Sospecho que eso se afirma con una mezcla de orgullo y de dejar por sentado que el dominicano se las sabe todas. Aunque de una materia oscura se trate.

De eso yo no tengo certeza. He preguntado para confirmar la tesis. He indagado en Internet, pero a la verdad que los datos son escasos, y las líneas que se refieren al tema son difusas.

Lo último que supe fue que su inventor (después de amasar fortuna y engordar su leyenda) anda por ahí, en un barrio de Villa Francisca, sin un centavo, con pocos sentidos en funcionamiento, sólo con el ingrato referente sobre su oscuro oficio, causante de tantos difuntos. Se llama Santiago Luis Polanco. Y como todo ilustre delincuente, se le conoce más por el alias: “Yayo”.

De lo que fue en época gloriosa, sólo, me dice un amigo, le queda el nombre y una figura miserable. No sé si es cierto. Tal vez esté muerto, o quizás dándose por ahí la gran vida.

Y es que el papel de los dominicanos en el tráfico de la droga también alimenta el imaginario de quienes combaten ese delito. Ahí estamos en los primeros lugares, cifras, estadísticas, cantidad de deportados, cárceles, son pruebas irrebatibles.

No hay que esforzarse mucho para uno percatarse de que rostros amulatados aparecen con frecuencia en “Most wanted” y que como ocurrió hace unos días, un agente de la DEA mencionó que los dominicanos tenemos un papel estelar en el tráfico y consumo de drogas que afecta a los Estados Unidos.

En un reportaje aparecido en el periódico El País sobre la lucha contra el tráfico de drogas el susodicho agente menciona tres veces el papel de los dominicanos en este oficio donde vilezas se derraman. Si no se le puede acusar de maldad en esta actitud o de prejuicio, sí de que posee una consistencia críptica y molestosa para embarrar el nombre de los dominicanos.

Algo hay que reconocer: el agente además de hablar con insultante autoridad, también habla con números. Los números le ayudan y la realidad ni se diga.

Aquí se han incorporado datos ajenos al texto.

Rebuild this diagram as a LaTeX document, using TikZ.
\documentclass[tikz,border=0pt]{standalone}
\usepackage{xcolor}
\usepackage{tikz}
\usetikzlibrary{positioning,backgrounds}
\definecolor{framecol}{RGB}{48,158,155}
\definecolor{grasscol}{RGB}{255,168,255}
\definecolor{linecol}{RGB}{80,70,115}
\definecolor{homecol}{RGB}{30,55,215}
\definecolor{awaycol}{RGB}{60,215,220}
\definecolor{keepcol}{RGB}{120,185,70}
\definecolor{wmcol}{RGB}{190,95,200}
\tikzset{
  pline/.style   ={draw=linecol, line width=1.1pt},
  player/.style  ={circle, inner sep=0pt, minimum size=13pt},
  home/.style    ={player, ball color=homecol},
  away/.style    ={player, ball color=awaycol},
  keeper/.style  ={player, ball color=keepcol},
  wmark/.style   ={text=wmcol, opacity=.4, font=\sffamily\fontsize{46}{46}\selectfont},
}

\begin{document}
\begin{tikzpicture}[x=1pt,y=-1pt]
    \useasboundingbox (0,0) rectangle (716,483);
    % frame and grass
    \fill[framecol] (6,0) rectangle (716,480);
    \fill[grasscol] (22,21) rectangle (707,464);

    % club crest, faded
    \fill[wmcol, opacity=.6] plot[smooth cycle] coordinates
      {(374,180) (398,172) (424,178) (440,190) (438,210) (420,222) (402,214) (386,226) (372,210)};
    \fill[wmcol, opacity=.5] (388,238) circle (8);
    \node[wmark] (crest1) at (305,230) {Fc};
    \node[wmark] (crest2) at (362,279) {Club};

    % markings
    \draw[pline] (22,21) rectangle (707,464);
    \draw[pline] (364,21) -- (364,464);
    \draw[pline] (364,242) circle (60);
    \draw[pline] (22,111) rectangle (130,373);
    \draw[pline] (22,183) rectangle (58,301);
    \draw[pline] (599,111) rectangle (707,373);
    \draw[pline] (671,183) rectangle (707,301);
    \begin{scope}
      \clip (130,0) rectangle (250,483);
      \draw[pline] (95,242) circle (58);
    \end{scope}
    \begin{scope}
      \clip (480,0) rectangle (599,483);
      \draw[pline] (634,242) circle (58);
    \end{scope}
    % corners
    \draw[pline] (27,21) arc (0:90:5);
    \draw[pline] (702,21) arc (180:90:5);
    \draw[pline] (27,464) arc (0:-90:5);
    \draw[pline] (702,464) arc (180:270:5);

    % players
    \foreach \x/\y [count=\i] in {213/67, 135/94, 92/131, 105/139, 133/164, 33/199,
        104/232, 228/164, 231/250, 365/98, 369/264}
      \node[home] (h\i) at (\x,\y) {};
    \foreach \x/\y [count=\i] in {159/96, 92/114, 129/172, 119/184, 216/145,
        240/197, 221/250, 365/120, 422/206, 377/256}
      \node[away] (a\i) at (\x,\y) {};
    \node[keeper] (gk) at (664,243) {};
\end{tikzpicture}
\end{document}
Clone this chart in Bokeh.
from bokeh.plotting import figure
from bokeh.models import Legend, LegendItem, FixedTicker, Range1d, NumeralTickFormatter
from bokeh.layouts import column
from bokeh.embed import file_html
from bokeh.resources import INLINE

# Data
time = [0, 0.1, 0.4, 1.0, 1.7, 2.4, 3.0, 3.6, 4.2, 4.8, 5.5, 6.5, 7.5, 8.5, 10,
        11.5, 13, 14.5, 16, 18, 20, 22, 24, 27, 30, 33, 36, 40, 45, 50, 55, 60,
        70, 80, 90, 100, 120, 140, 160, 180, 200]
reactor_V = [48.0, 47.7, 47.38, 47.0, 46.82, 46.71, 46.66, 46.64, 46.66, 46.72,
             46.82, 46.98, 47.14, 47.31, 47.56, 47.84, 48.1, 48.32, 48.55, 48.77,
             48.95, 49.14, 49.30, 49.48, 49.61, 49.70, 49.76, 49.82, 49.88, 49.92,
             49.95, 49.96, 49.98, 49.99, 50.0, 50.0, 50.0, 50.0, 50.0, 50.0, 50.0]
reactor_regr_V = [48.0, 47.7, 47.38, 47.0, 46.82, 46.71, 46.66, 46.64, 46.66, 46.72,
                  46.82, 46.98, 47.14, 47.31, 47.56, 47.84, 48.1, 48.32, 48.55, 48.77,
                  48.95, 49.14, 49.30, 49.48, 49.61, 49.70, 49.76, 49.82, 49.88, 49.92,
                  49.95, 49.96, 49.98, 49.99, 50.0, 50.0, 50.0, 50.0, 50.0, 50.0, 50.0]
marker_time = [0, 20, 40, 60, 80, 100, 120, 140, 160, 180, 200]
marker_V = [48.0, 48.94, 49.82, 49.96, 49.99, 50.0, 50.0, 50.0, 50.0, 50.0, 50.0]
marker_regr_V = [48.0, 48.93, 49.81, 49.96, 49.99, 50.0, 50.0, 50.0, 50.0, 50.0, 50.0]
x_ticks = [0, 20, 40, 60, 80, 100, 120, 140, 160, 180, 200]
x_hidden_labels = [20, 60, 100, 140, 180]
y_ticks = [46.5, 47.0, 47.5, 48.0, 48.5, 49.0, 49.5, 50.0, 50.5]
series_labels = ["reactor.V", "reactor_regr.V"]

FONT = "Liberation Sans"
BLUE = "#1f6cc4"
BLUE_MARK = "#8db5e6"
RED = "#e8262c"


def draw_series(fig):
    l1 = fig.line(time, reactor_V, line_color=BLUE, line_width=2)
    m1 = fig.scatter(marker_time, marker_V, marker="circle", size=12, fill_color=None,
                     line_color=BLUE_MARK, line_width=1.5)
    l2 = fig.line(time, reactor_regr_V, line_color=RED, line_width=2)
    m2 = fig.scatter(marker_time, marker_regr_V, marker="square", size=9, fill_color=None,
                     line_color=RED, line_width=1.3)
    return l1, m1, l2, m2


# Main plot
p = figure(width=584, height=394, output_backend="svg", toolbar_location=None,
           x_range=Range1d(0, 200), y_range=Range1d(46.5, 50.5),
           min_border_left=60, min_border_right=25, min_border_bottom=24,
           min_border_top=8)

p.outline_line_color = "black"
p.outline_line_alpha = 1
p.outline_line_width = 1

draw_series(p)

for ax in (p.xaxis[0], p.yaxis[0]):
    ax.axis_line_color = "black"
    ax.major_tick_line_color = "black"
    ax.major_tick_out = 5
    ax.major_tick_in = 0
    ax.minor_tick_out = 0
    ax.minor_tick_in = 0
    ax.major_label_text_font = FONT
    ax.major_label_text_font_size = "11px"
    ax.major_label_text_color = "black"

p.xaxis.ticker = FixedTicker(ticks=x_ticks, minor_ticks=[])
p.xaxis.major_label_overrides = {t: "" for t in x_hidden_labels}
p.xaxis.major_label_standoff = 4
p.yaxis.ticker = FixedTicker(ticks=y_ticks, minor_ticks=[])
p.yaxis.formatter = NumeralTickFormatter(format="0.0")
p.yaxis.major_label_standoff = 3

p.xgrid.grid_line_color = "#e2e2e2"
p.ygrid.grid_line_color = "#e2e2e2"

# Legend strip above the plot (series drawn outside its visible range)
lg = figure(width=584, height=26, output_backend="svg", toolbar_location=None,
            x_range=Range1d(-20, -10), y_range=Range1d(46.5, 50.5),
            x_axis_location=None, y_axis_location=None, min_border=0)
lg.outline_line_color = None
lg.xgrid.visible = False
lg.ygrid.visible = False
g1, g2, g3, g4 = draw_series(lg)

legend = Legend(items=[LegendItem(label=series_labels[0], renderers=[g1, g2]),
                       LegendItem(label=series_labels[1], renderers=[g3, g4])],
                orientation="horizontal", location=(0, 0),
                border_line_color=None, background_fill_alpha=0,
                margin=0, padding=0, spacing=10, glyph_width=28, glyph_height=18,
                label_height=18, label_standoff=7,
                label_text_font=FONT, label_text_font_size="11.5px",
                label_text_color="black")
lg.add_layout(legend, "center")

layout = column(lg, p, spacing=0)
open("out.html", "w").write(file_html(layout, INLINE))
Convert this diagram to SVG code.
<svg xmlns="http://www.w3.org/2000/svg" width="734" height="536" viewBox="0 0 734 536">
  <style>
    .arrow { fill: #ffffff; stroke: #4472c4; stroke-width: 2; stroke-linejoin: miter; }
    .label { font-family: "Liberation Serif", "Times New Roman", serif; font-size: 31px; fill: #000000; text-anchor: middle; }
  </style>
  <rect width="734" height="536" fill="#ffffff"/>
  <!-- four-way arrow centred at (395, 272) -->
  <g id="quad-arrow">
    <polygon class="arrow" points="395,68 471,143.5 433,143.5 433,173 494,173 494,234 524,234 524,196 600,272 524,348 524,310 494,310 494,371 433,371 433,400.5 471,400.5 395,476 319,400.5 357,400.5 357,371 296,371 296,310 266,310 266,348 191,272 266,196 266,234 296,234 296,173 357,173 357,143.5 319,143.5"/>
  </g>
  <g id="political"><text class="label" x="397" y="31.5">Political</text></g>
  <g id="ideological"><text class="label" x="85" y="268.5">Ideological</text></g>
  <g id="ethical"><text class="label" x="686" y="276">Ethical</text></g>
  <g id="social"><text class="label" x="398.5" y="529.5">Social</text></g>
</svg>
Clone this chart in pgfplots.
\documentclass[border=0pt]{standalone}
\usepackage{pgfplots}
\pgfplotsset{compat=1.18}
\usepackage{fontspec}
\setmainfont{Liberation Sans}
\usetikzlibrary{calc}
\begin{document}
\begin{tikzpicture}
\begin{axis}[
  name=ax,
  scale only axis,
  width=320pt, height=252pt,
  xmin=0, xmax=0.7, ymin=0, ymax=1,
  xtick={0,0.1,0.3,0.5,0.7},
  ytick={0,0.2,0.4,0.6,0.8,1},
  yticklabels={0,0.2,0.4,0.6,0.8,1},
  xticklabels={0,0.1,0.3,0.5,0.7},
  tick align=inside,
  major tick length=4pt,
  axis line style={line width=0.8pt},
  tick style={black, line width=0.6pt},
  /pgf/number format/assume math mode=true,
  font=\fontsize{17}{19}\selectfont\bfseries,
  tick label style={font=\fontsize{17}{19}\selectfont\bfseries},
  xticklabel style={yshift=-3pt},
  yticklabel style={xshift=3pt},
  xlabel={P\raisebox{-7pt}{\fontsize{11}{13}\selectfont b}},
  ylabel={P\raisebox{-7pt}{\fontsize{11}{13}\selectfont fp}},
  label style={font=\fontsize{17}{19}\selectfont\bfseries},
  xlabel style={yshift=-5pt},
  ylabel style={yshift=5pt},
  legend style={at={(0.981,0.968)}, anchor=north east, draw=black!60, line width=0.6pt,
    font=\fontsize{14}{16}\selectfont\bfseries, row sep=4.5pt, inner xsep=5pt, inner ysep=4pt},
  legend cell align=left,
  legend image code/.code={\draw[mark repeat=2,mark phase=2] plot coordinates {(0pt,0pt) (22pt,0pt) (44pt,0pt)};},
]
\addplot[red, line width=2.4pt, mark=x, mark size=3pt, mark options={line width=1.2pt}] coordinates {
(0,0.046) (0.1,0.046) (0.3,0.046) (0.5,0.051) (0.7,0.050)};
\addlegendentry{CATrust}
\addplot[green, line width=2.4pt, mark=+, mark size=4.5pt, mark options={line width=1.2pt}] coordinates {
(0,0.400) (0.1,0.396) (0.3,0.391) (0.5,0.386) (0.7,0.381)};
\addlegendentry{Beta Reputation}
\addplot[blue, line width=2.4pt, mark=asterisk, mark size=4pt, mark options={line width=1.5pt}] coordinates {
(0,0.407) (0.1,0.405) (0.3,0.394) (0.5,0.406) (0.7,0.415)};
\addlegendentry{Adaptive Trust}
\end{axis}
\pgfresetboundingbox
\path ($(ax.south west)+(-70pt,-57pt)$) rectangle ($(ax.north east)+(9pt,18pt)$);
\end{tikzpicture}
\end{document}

Desde los años 80 las cárceles se llenaron de dominicanos, además la cantidad de deportados se incrementaba de forma alarmante. Aún hoy día con frecuencia llegan aviones repletos de dominicanos luego de purgar largas condenas por tráfico de drogas. Muchos de esos jóvenes se tapan el rostro, asomándose un dejo de vergüenza que no logró borrar la calle.

No fue gratuito ni casual que jolopero, tumbe, cadenú, fuesen palabras que empezaron a formar parte del vocabulario callejero de los dominicanos de aquí y de allá. El lenguaje es parido por lo que sucede.

El boom del negocio de la droga fue en los años 80 y Washington Heights el epicentro. De la incorporación y el protagonismo de los dominicanos al negocio dan fe y testimonio, detectives rubios y amplias crónicas policiales. Desplazamos a mexicanos, colombianos. Tamaña proeza. Un amigo me dice que, además de imaginación para el negocio de las drogas, poseemos cojones.

A Hollywood, claro le ha fascinado el papel del dominicano en el tema. De ahí que aparezcamos en escenas famosas donde se requieran hispanos malos o que se dedican a cuestiones oscuras. Los guionistas se han dado banquete.

Otra teoría, pero que no pertenece al imaginario popular, es que los dominicanos ayudaron a florecer el negocio de las funerarias. Si los colombianos ponían y manufacturaban la droga, los dominicanos ponían los vendedores callejeros, además de los cadáveres que dejaba un negocio que se torna sangriento casi siempre.

Y ahí, como siempre, los dominicanos somos los primeros, o queremos estar en primera fila. Para la época de los 80 la matanza era tal que se llevaba a cabo en Washington Heights entre grupos rivales de drogas que las funerarias no daban abasto, y hubo que agregar frigoríficos para colocar los muertos y esperar varias semanas para poder velarlos.

Esa fue una época y un tema del cual no se ha documentado mucho y de vez en cuando alguien lo refiere con un carácter que tiñe y aminora la anécdota por el inexorable paso del tiempo. Conversé con una gerente de funeraria que dominaba el tema con la misma perfección que los muertos dominan el silencio.

De eso hablaré en el próximo artículo, por ahora, me resta decir que en la vida hay cosas con las cuales no es fácil lidiar (con las ex con las cuales se tiene hijos) y con la fama, bien o mal ganada, y los dominicanos tenemos fama de vendedores de drogas.

A fin de cuentas, los argentinos tendrán, para teorizar, la figura del compadrito; los dominicanos, en lo más alto del moño, al drug dealer.